Öte yandan maçların bu şekilde dağıtılması, karşılaşmaları evinden izleyen yerli ve bizim gibi yabancı taraftarlar için her maçı izleyebilme şansı doğursa da, takımlarında stattan destek verenler durumdan şikayetçi. Zira İtalyan saatiyle 12.30'daki bir maçı izlemek için İtalyan zaman birimiyle sabahın körü tabir edilen, hakikaten de Pazar sabahı için erken sayılabilecek bir saatte, aşağı yukarı 09.00'da kalkmaları gerekiyor. Ayrıca günün ta göbeğinde oynanan maçın, evde de, statta da izlense, günü öldürdüğünü, bir pazar eğlencesi olmaktan çok çileye dönüştüğünü söylüyorlar. Böyle giderse, zaten doluluk oranları pek iç açıcı olmayan statların, daha az taraftar çekeceği düşünülüyor. Belki de bu yolla şiddeti azaltmayı düşünüyorlardır.

12.30'da maçların oynanmasının önüne geçmek için dava açan İtalyanlar bile var. Zira statlardan takımlarına destek olan taraftarlar bu işin İtalyan futbolunun sonunu getireceğine inanıyorlar. İtalyan Spor Bakanı ise bu düzenlemelerin şiddeti gözle görülür derecede azalttığını iddia ediyor. Ama çoklarına göre bu düzende ısrar etmek, Serie A'nın mezarını kazıyor. Ligin 19. haftasında Sampordia'nın taraftar grubu Ultras Tito, kendi evleri Luigi Ferraris Stadı'nda (ne güzel şehir stadıdır ya) oynadıkları ve 2-1 kazandıkları Roma maçı öncesinde İtalyan futboluna sembolik bir cenaze töreni düzenledi.
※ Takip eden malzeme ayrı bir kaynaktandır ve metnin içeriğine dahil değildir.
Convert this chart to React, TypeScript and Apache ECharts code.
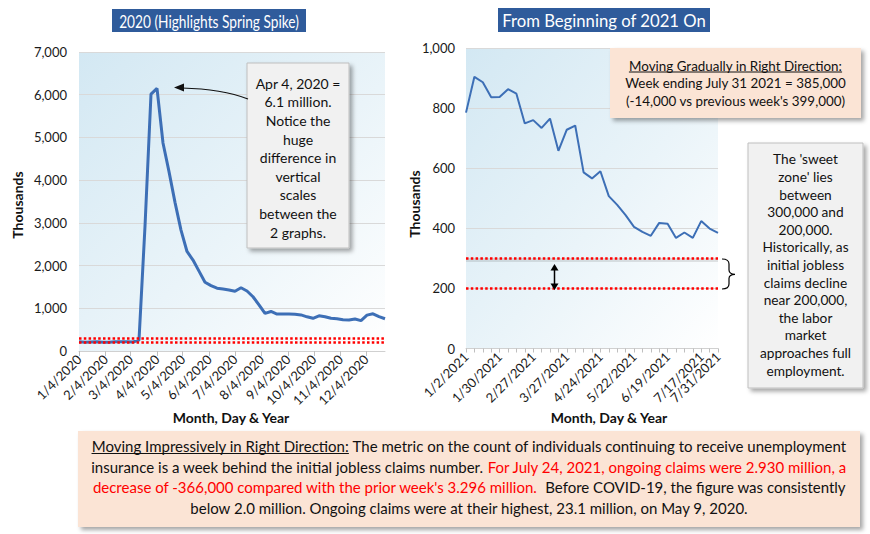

Kuzey tribününde (Gradinata Nord) taraftarlar tabutun içinde Ligi taşıyorlar.

Saat 12.30, hoşçakal İtalyan Futbolu... Huzur içinde yat.

Yıl 2011. İtalyan futbolu uzun süre can çekiştikten sonra öldü. Sevenlerine duyurulur.

Taraftarlar protestolarını çok güzel abartı katarak ifade etmişler. İtalyan futbolu belki henüz ölmedi ama geleceği de pek parlak görünmüyor.